On the head node, run:
mjolnir -d
which starts the mjolnir daemon. This listens for non-daemon mjolnir processes over TCP.
Then add compute nodes and specify a login command:
mjolnir addnode mybox ssh 127.0.0.1
mjolnir addnode bigserver ssh 192.168.0.1
mjolnir nodes
Prints node and GPU info. E.g.:
mybox
NVS 3100M 511MB free
bigserver
GTX 680 2047MB busy
GTX 680 2047MB free
The node's GPUs are automatically discovered. This requires the executable "muninn" (goinstallable as mjolnir/muninn) to be in the compute nodes' $PATH. Alternatively the path to muninn can be set with:
mjolnir config muninn $GOPATH/bin/muninn
Then add compute groups and grant them a number of GPUs:
mjolnir addgroup group1 8 # group1 gets 8 GPUs
mjolnir addgroup group2 4 # group2 gets 4 GPUs
Then add users to the groups and also grant them a number of GPUs:
mjolnir adduser jack group1 2 # jack gets 2 of group1's 8 GPUs
mjolnir adduser jill group2 4
mjolnir groups
mjolnir users
will show group and user info.
The specified total number of GPUs does not need to correspond to the total number of GPUs actually present in the group or cluster.
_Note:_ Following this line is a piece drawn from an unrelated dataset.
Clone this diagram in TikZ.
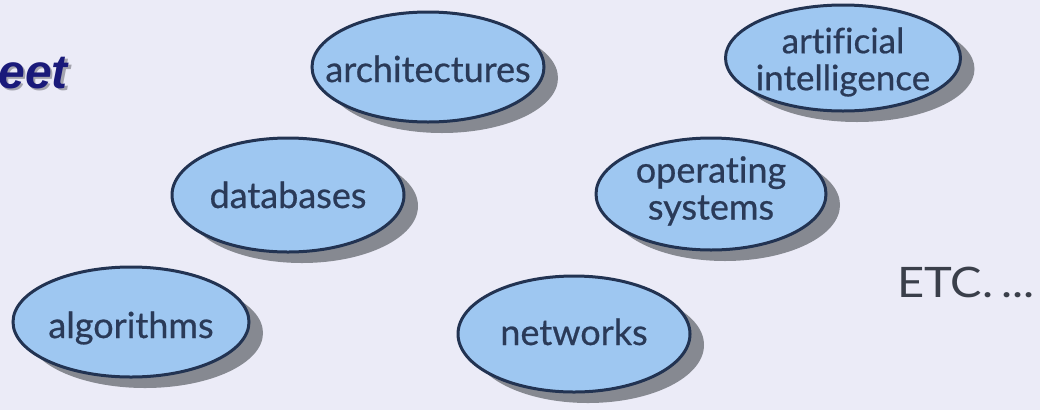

They are only used in a relative way. GPUs are first allocated per group, using relative shares, and then per user inside the group.
mjolnir help
Prints all available commands.
Adding input files to the queue is done with the "add" command. Wildcards can be used as they are expanded by the shell. Priorities can be set with the -pr flag. Files with higher priority will run first. If the same file is added twice, it will only be in the queue once. However, adding an already present file may be used to change its priority.
mjolnir add file1.py
mjolnir add *.py
mjolnir add file1.py -pr 10 # changes priority of file1.py
mjolnir add file1.py -gpus 4 # run on 4 GPUs
mjolnir add file1.py -exec /bin/my_executable # use custom executable
mjolnir add file1.py -wall 1h # set maximum walltime. default 24h.
Files can be removed from the queue with
mjolnir rm file1.py
Removing a running file will kill the compute job.
Watch the queue status with:
mjolnir status